Caso não é isolado, dizem parlamentares

A vereadora Érika Hilton disse que, como mulher trans, se vê na pele de Lorena, e que situações de descaso do sistema de saúde com pessoas trans não são isoladas. “Nós, pessoas trans e travestis, nos vemos na pele de Lorena. Já passamos por situações que por um triz não custaram a nossa vida. Essa é a realidade de muitas pessoas trans no país, por conta da negligência do estado no que diz respeito à saúde integral de pessoas trans, e de clínicas e profissionais despreparados para realizar um procedimento que deve ser hospitalar, com uma equipe interdisciplinar de saúde, e não realizada em uma clínica”.

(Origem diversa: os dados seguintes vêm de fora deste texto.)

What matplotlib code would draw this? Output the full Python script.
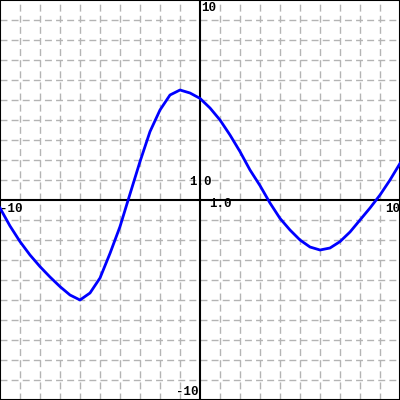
import numpy as np
import matplotlib
matplotlib.use("Agg")
import matplotlib.pyplot as plt

# curve samples
X = [-10, -9.5, -9, -8.5, -8, -7.5, -7, -6.5, -6, -5.5, -5, -4.5, -4, -3.5, -3,
     -2.5, -2, -1.5, -1, -0.5, 0, 0.5, 1, 1.5, 2, 2.5, 3, 3.5, 4, 4.5, 5,
     5.5, 6, 6.5, 7, 7.5, 8, 8.5, 9, 9.5, 10]
Y = [-0.4, -1.3, -2.08, -2.75, -3.33, -3.85, -4.33, -4.75, -5.0, -4.65, -3.9,
     -2.67, -1.33, 0.3, 1.92, 3.42, 4.5, 5.25, 5.5, 5.35, 5.08, 4.6, 4.0, 3.25,
     2.42, 1.5, 0.72, -0.15, -0.92, -1.5, -2.0, -2.35, -2.5, -2.4, -2.08, -1.6,
     -1.0, -0.4, 0.25, 1.0, 1.83]

fig = plt.figure(figsize=(4, 4), dpi=100)
ax = fig.add_axes([0, 0, 1, 1])
ax.set_xlim(-10, 10); ax.set_ylim(-10, 10)
for v in np.arange(-9, 10):
    if v == 0:
        continue
    ax.axvline(v, color="#b4b4b4", lw=1, ls=(0, (5, 3)), zorder=1)
    ax.axhline(v, color="#b4b4b4", lw=1, ls=(0, (5, 3)), zorder=1)
ax.axhline(0, color="black", lw=1.5, zorder=2)
ax.axvline(0, color="black", lw=1.5, zorder=2)
ax.plot(X, Y, color="#0000ff", lw=2, zorder=3)

fp = dict(family="Liberation Mono", fontweight="bold", fontsize=9, zorder=4)
ax.text(0.05, 9.9, "10", ha="left", va="top", **fp)
ax.text(-0.1, -9.9, "-10", ha="right", va="bottom", **fp)
ax.text(-10, -0.15, "-10", ha="left", va="top", **fp)
ax.text(10, -0.15, "10", ha="right", va="top", **fp)
ax.text(0, 0.75, "1.0", ha="center", va="baseline", **fp)
ax.text(1, -0.35, "1.0", ha="center", va="baseline", **fp)

ax.set_xticks([]); ax.set_yticks([])
for s in ax.spines.values():
    s.set_color("black"); s.set_linewidth(1.5)
fig.savefig("out.png", dpi=100)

Questionada sobre números de morte de pessoas trans por negligência médica, Hilton falou em subnotificação de casos: “Na minha trajetória, vi muitos casos de morte e sequelas graves, mas há subnotificação. Não existe sequer um protocolo, uma política pública, para apurar casos do tipo”.

“Não tem como mensurar isso. Estou em contato com cirurgiões respeitados, que fazem implantes de próteses mamárias, e a estimativa deles é que 90% das mulheres trans que chegam a bons profissionais vêm de operações precarizadas, com situação como o implante de duas próteses em uma só mama, próteses reaproveitadas, ou infecções por resíduos hospitalares esquecidos no corpo”, alerta Malunguinho.